The outputs of the Bayesian model were used to infer the likelihood of detection of an infected flock by each swab type vs. the number of days since infection. In turn, this likelihood of detection at bird level was then extrapolated to flock level by employing a deterministic differential equation that predicted the prevalence of infection each day for a number of days post-infection. In order to account for the reducing probability of detection as the time since infection increased for each bird, 17 different infectious classes were used, each representing the proportion of birds that had been infected for i=2, …, 18 days (i=1 corresponds to the latent period when birds were not infectious).

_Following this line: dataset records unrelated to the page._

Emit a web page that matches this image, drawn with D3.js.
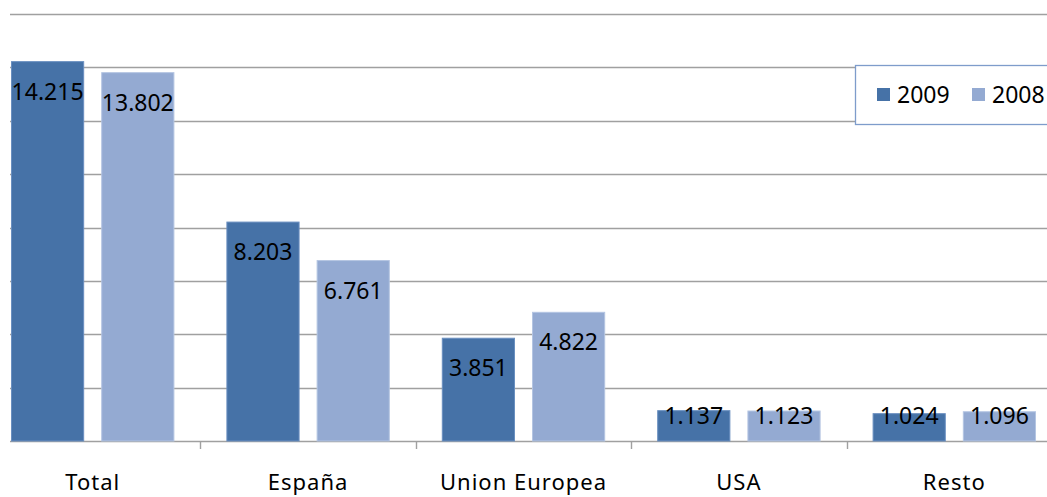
<!DOCTYPE html>
<html>
<head>
<meta charset="utf-8">
<script src="https://cdn.jsdelivr.net/npm/d3@7"></script>
<style>
  body { margin: 0; background: #fff; }
  svg { display: block; font-family: "Noto Sans", sans-serif; }
</style>
</head>
<body>
<svg id="chart" width="1047" height="497"></svg>
<script>
const categories = ['Total', 'España', 'Union Europea', 'USA', 'Resto'];
const series = ['2009', '2008'];
const values2009 = [14.215, 8.203, 3.851, 1.137, 1.024];
const values2008 = [13.802, 6.761, 4.822, 1.123, 1.096];
const labels2009 = ['14.215', '8.203', '3.851', '1.137', '1.024'];
const labels2008 = ['13.802', '6.761', '4.822', '1.123', '1.096'];
const yTicks = [0, 2, 4, 6, 8, 10, 12, 14, 16];

const colors = { '2009': '#4672a7', '2008': '#94aad2' };
const strokes = { '2009': '#6a8fc0', '2008': '#b4c5e2' };

const width = 1047, height = 497;
const baseY = 441, topY = 14;
const plotLeft = -15, plotRight = 1062;

const svg = d3.select('#chart');

const x = d3.scaleBand()
    .domain(categories)
    .range([plotLeft, plotRight])
    .paddingInner(0)
    .paddingOuter(0);

const x1 = d3.scaleBand()
    .domain(series)
    .range([26.5, x.bandwidth() - 26.5])
    .paddingInner(0.2);

const y = d3.scaleLinear()
    .domain([0, 16])
    .range([baseY, topY]);

// gridlines
svg.append('g')
    .selectAll('line')
    .data(yTicks)
    .join('line')
    .attr('x1', 10)
    .attr('x2', width)
    .attr('y1', d => Math.round(y(d)) + 0.5)
    .attr('y2', d => Math.round(y(d)) + 0.5)
    .attr('stroke', '#a0a0a0')
    .attr('stroke-width', 1.6);

// category tick marks
svg.append('g')
    .selectAll('line')
    .data(categories.slice(1))
    .join('line')
    .attr('x1', d => Math.round(x(d)) + 0.5)
    .attr('x2', d => Math.round(x(d)) + 0.5)
    .attr('y1', baseY)
    .attr('y2', baseY + 8)
    .attr('stroke', '#a0a0a0')
    .attr('stroke-width', 1.4);

const rows = categories.map((c, i) => ({
    cat: c,
    items: [
        { key: '2009', v: values2009[i], label: labels2009[i] },
        { key: '2008', v: values2008[i], label: labels2008[i] }
    ]
}));

const groups = svg.append('g')
    .selectAll('g')
    .data(rows)
    .join('g')
    .attr('transform', d => 'translate(' + x(d.cat) + ',0)');

groups.selectAll('rect')
    .data(d => d.items)
    .join('rect')
    .attr('x', d => x1(d.key))
    .attr('y', d => y(d.v))
    .attr('width', x1.bandwidth())
    .attr('height', d => baseY - y(d.v))
    .attr('fill', d => colors[d.key])
    .attr('stroke', d => strokes[d.key])
    .attr('stroke-width', 1);

groups.selectAll('text')
    .data(d => d.items)
    .join('text')
    .attr('x', d => x1(d.key) + x1.bandwidth() / 2)
    .attr('y', d => Math.min(y(d.v) + 38, 424))
    .attr('text-anchor', 'middle')
    .attr('font-size', 23)
    .attr('fill', '#000')
    .text(d => d.label);

// category labels
svg.append('g')
    .selectAll('text')
    .data(categories)
    .join('text')
    .attr('x', d => x(d) + x.bandwidth() / 2)
    .attr('y', 490)
    .attr('text-anchor', 'middle')
    .attr('font-size', 22)
    .attr('letter-spacing', 1)
    .attr('fill', '#000')
    .text(d => d);

// legend
const legend = svg.append('g');
legend.append('rect')
    .attr('x', 855.5)
    .attr('y', 65.5)
    .attr('width', 220)
    .attr('height', 59)
    .attr('fill', '#fff')
    .attr('stroke', '#7e9ccb')
    .attr('stroke-width', 1.3);

const legendX = [877, 972];
series.forEach((s, i) => {
    legend.append('rect')
        .attr('x', legendX[i])
        .attr('y', 88)
        .attr('width', 13)
        .attr('height', 13)
        .attr('fill', colors[s]);
    legend.append('text')
        .attr('x', legendX[i] + 20)
        .attr('y', 103)
        .attr('font-size', 23)
        .attr('fill', '#000')
        .text(s);
});
</script>
</body>
</html>
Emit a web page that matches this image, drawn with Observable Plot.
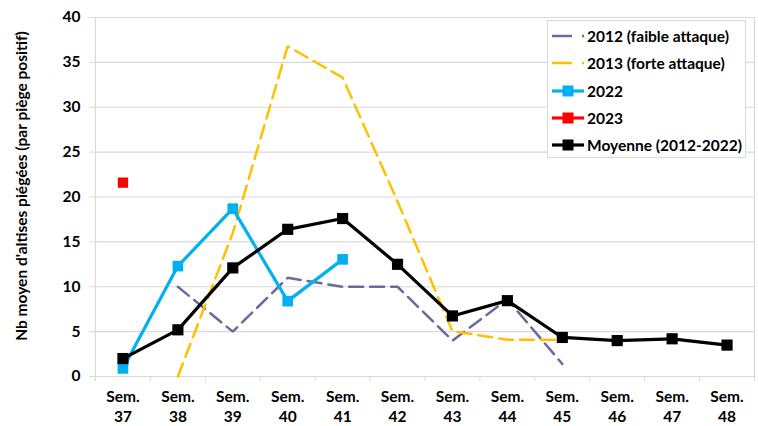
<!DOCTYPE html>
<html>
<head>
<meta charset="utf-8">
<script src="https://cdn.jsdelivr.net/npm/d3@7"></script>
<script src="https://cdn.jsdelivr.net/npm/@observablehq/plot@0.6"></script>
<style>
  html, body { margin: 0; padding: 0; background: #fff; }
  #wrap { position: relative; width: 758px; height: 426px; font-family: Lato, "Open Sans", sans-serif; }
  #legend { position: absolute; left: 547px; top: 20px; width: 197px; height: 136px; border: 1px solid #d9d9d9; background: #fff; box-sizing: content-box; }
  .item { position: absolute; left: 4px; height: 20px; display: flex; align-items: center; font-weight: bold; font-size: 15.5px; color: #000; white-space: nowrap; }
  .item svg { margin-right: 3px; }
</style>
</head>
<body>
<div id="wrap"><div id="legend"></div></div>
<script>
const weeks = [37, 38, 39, 40, 41, 42, 43, 44, 45, 46, 47, 48];
const v2012 = [null, 10, 5, 11, 10, 10, 4, 8.6, 1.4, null, null, null];
const v2013 = [null, 0, 16, 36.8, 33.3, 19.5, 5.05, 4.1, 4.1, null, null, null];
const v2022 = [0.9, 12.3, 18.7, 8.4, 13.05, null, null, null, null, null, null, null];
const v2023 = [21.6, null, null, null, null, null, null, null, null, null, null, null];
const vMoy = [2.0, 5.2, 12.1, 16.4, 17.6, 12.5, 6.75, 8.45, 4.35, 4.0, 4.2, 3.5];
const yTicks = [0, 5, 10, 15, 20, 25, 30, 35, 40];
const seriesNames = ["2012 (faible attaque)", "2013 (forte attaque)", "2022", "2023", "Moyenne (2012-2022)"];
const yTitle = "Nb moyen d'altises piégées (par piège positif)";

const colors = { s2012: "#6a6aa0", s2013: "#ffc000", s2022: "#00b0f0", s2023: "#ff0000", moy: "#000000" };

const rows = (vals) => weeks.map((w, i) => ({ w, v: vals[i] }));
const defined = (vals) => rows(vals).filter(d => d.v != null);
const bounds = [weeks[0] - 0.5, ...weeks.map(w => w + 0.5)];

const font = "Lato, 'Open Sans', sans-serif";
const fs = 15.5;

const chart = Plot.plot({
  width: 758,
  height: 426,
  marginLeft: 95,
  marginRight: 4,
  marginTop: 17,
  marginBottom: 50,
  style: { fontFamily: font, fontSize: fs + "px", fontWeight: "bold", color: "#000", background: "#fff" },
  x: { type: "linear", domain: [bounds[0], bounds[bounds.length - 1]] },
  y: { domain: [0, 40] },
  marks: [
    Plot.gridY(yTicks, { stroke: "#d9d9d9", strokeOpacity: 1, strokeWidth: 1.2 }),
    Plot.ruleX([bounds[0]], { stroke: "#d9d9d9", strokeWidth: 1.2 }),
    Plot.ruleX([bounds[bounds.length - 1]], { stroke: "#d9d9d9", strokeWidth: 1.2 }),
    Plot.ruleY([0], { stroke: "#d9d9d9", strokeWidth: 1.2 }),
    Plot.axisY({ ticks: yTicks, tickSize: 6, tickPadding: 9, stroke: "#d9d9d9", strokeOpacity: 1, fontSize: fs, fontWeight: "bold", label: null }),
    Plot.axisX({ ticks: bounds, tickSize: 5, stroke: "#d9d9d9", strokeOpacity: 1, tickFormat: () => "", label: null }),
    Plot.axisX({ ticks: weeks, tickSize: 0, tickPadding: 12, tickFormat: w => "Sem.\n" + w, fontSize: fs, fontWeight: "bold", lineHeight: 1.27, label: null }),
    Plot.text([yTitle], { frameAnchor: "left", textAnchor: "middle", dx: -73, dy: -11, rotate: -90, fontSize: fs, fontWeight: "bold" }),
    Plot.line(defined(v2012), { x: "w", y: "v", stroke: colors.s2012, strokeWidth: 2.5, strokeDasharray: "14,7", strokeLinejoin: "miter" }),
    Plot.line(defined(v2013), { x: "w", y: "v", stroke: colors.s2013, strokeWidth: 2.5, strokeDasharray: "14,7", strokeLinejoin: "miter" }),
    Plot.line(defined(v2022), { x: "w", y: "v", stroke: colors.s2022, strokeWidth: 3.2 }),
    Plot.dot(defined(v2022), { x: "w", y: "v", symbol: "square", r: 6, fill: colors.s2022, stroke: "none" }),
    Plot.dot(defined(v2023), { x: "w", y: "v", symbol: "square", r: 5.8, fill: colors.s2023, stroke: "none" }),
    Plot.line(defined(vMoy), { x: "w", y: "v", stroke: colors.moy, strokeWidth: 3.2 }),
    Plot.dot(defined(vMoy), { x: "w", y: "v", symbol: "square", r: 6.3, fill: colors.moy, stroke: "none" })
  ]
});
document.getElementById("wrap").prepend(chart);

// legend
const legendDefs = [
  { name: seriesNames[0], color: colors.s2012, dash: "20,10", width: 2.5, marker: false },
  { name: seriesNames[1], color: colors.s2013, dash: "20,10", width: 2.5, marker: false },
  { name: seriesNames[2], color: colors.s2022, dash: null, width: 3.2, marker: true },
  { name: seriesNames[3], color: colors.s2023, dash: null, width: 3.2, marker: true },
  { name: seriesNames[4], color: colors.moy, dash: null, width: 3.2, marker: true }
];
const legend = document.getElementById("legend");
legendDefs.forEach((d, i) => {
  const item = document.createElement("div");
  item.className = "item";
  item.style.top = (5 + i * 27.3) + "px";
  const ns = "http://www.w3.org/2000/svg";
  const svg = document.createElementNS(ns, "svg");
  svg.setAttribute("width", 32); svg.setAttribute("height", 20);
  const ln = document.createElementNS(ns, "line");
  ln.setAttribute("x1", 0); ln.setAttribute("x2", 32); ln.setAttribute("y1", 10); ln.setAttribute("y2", 10);
  ln.setAttribute("stroke", d.color); ln.setAttribute("stroke-width", d.width);
  if (d.dash) ln.setAttribute("stroke-dasharray", d.dash);
  svg.appendChild(ln);
  if (d.marker) {
    const r = document.createElementNS(ns, "rect");
    r.setAttribute("x", 10.5); r.setAttribute("y", 4.5); r.setAttribute("width", 11); r.setAttribute("height", 11);
    r.setAttribute("fill", d.color);
    svg.appendChild(r);
  }
  item.appendChild(svg);
  const t = document.createElement("span");
  t.textContent = d.name;
  item.appendChild(t);
  legend.appendChild(item);
});
</script>
</body>
</html>
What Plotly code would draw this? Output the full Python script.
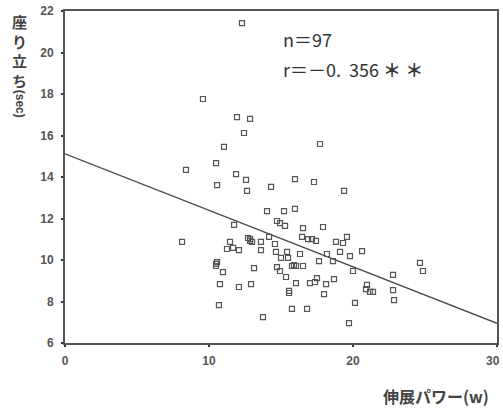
import plotly.graph_objects as go

# Scatter data: extension power (W) vs sit-to-stand time (sec)
power_w = [12.29, 9.58, 11.94, 12.85, 12.43, 17.71, 11.04, 10.49, 8.40, 11.88,
           12.57, 10.56, 12.64, 14.31, 15.97, 17.29, 19.38, 14.03, 15.21, 15.97,
           11.74, 14.72, 14.93, 15.28, 16.53, 17.92, 8.13, 12.71, 12.85, 12.99,
           13.61, 14.17, 11.46, 11.25, 11.67, 12.08, 13.61, 14.58, 14.65, 15.42,
           16.32, 15.00, 15.49, 15.76, 16.04, 16.53, 16.46, 16.88, 10.56, 10.49,
           10.97, 13.13, 14.72, 14.93, 15.35, 16.04, 10.76, 12.08, 12.92, 15.56,
           10.69, 15.76, 16.81, 13.75, 17.15, 17.43, 18.82, 19.31, 19.58, 18.19,
           19.10, 19.79, 20.63, 17.64, 18.61, 20.00, 22.78, 24.65, 24.86, 17.01,
           17.36, 17.50, 18.13, 18.68, 17.99, 20.97, 20.90, 21.18, 21.39, 22.78,
           22.85, 20.14, 19.72, 12.85, 10.49, 15.90, 15.56]
sit_stand_sec = [21.42, 17.76, 16.89, 16.80, 16.12, 15.59, 15.45, 14.67, 14.34, 14.14,
                 13.86, 13.61, 13.33, 13.52, 13.90, 13.76, 13.33, 12.36, 12.36, 12.46,
                 11.69, 11.88, 11.78, 11.64, 11.54, 11.59, 10.87, 11.06, 10.92, 10.87,
                 10.87, 11.11, 10.87, 10.53, 10.58, 10.48, 10.48, 10.77, 10.39, 10.39,
                 10.29, 10.10, 10.10, 9.71, 9.71, 9.71, 11.11, 11.01, 9.90, 9.71,
                 9.42, 9.61, 9.66, 9.47, 9.18, 8.89, 8.84, 8.70, 8.84, 8.41,
                 7.83, 7.64, 7.64, 7.25, 11.01, 10.92, 10.87, 10.82, 11.11, 10.29,
                 10.39, 10.19, 10.43, 9.95, 9.95, 9.47, 9.28, 9.86, 9.47, 8.89,
                 8.94, 9.13, 8.84, 9.08, 8.36, 8.80, 8.60, 8.46, 8.46, 8.55,
                 8.07, 7.93, 6.96, 11.01, 9.81, 9.76, 8.51]

# Regression line
fit_x = [0, 30]
fit_y = [15.12, 6.95]

x_ticks = [0, 10, 20, 30]
x_tick_labels = ["0", "10", "20", ""]
x_last_label = "30"
y_ticks = [6, 8, 10, 12, 14, 16, 18, 20, 22]

stat_n = "n＝97"
stat_r = "r＝－0.  356 <b>＊ ＊</b>"

fig = go.Figure()
fig.add_trace(go.Scatter(x=fit_x, y=fit_y, mode="lines",
                         line=dict(color="#4a4a4a", width=1.3), hoverinfo="skip"))
fig.add_trace(go.Scatter(x=power_w, y=sit_stand_sec, mode="markers",
                         marker=dict(symbol="square-open", size=5,
                                     line=dict(color="#555555", width=1.2),
                                     color="#555555")))

tickfont = dict(family="Liberation Sans, Arial, sans-serif", size=12,
                color="#555555", weight="bold")

fig.update_layout(
    width=503, height=410,
    margin=dict(l=65, r=6, t=11, b=67),
    paper_bgcolor="white", plot_bgcolor="white",
    showlegend=False,
    xaxis=dict(range=[0, 30], tickvals=x_ticks, ticktext=x_tick_labels,
               ticks="outside", ticklen=2, automargin=False,
               ticklabelstandoff=4,
               tickwidth=2, tickcolor="#333333",
               showgrid=False, zeroline=False, showline=True, mirror=True,
               linecolor="#555555", linewidth=1.6, tickfont=tickfont),
    yaxis=dict(range=[6, 22], tickvals=y_ticks, ticks="outside", ticklen=2,
               tickwidth=2, tickcolor="#333333", automargin=False,
               ticklabelstandoff=5,
               showgrid=False, zeroline=False, showline=True, mirror=True,
               linecolor="#555555", linewidth=1.8, tickfont=tickfont),
)

fig.add_annotation(text=x_last_label, x=30, y=6, xref="x", yref="y",
                   xanchor="right", yanchor="top", xshift=5, yshift=-9,
                   showarrow=False, font=tickfont)

cjk = "Noto Sans CJK JP"
fig.add_annotation(text="座<br>り<br>立<br>ち", xref="paper", yref="paper",
                   x=-0.105, y=1.005, xanchor="center", yanchor="top",
                   showarrow=False, align="center",
                   font=dict(family=cjk, size=15, color="#444444", weight="bold"))
fig.add_annotation(text="(sec)", xref="paper", yref="paper",
                   x=-0.105, y=0.77, xanchor="center", yanchor="top",
                   textangle=90, showarrow=False,
                   font=dict(family="Liberation Sans, Arial", size=12,
                             color="#444444", weight="bold"))
fig.add_annotation(text="伸展パワー(w)", xref="paper", yref="paper",
                   x=0.985, y=-0.118, xanchor="right", yanchor="top",
                   showarrow=False,
                   font=dict(family=cjk, size=16, color="#444444", weight="bold"))
fig.add_annotation(text=stat_n, xref="paper", yref="paper",
                   x=0.5, y=0.915, xanchor="left", yanchor="middle",
                   showarrow=False,
                   font=dict(family=cjk, size=18, color="#333333"))
fig.add_annotation(text=stat_r, xref="paper", yref="paper",
                   x=0.5, y=0.825, xanchor="left", yanchor="middle",
                   showarrow=False,
                   font=dict(family=cjk, size=18, color="#333333"))

fig.write_html("out.html", config={"displayModeBar": False},
               post_script="document.body.style.margin='0';")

$${{{\rm dS}} \over {{\rm d}t}} \equals \minus \beta {\rm S}\sum\limits_{i \equals \setnum{1}}^{n} {\alpha _{i} y_{i} } \comma$$

$${{{\rm dE}} \over {{\rm d}t}} \equals \beta {\rm S}\sum\limits_{i \equals \setnum{1}}^{\setnum{10}} {\alpha _{i} y_{i} } \minus \gamma {\rm E\comma }$$

$${{{\rm d}y_{\setnum{1}} } \over {dt}} \equals \gamma {\rm E} \minus y_{1}\comma$$

$${{{\rm d}y_{i} } \over {{\rm d}t}} \equals y_{i \minus \setnum{1}} \minus y_{i} \comma$$

where S represents susceptible birds, E represents exposed birds (infected but not infectious), and y _i (i=1, …, n) represents infectious birds having been infectious for i days. The relative infectiousness of each infectious bird was given by α_i, which was given by the likelihood of virus excretion, having been infectious for i days, which was assumed equal to the probability that the bird would be detected by rRT–PCR. The transmission rate β was fixed such that R ₀ was given by 5·5, equal to the mean of that found in LPAI outbreaks in turkey flocks in Italy [Reference Comin25], and was thus set at 5·5/14·63=0·38, where 14·63 is the mean infectious period. The latent period was set to 1 day, since rRT–PCR detection occurred the day after infection in the experimentally infected birds (the longer latent period of 4 days for cloacal shedding was accounted for in the probability of detection). The main findings from the transmission model in terms of the relative performance of pooled vs. individual samples are not sensitive to the choice of transmission parameters (results not shown).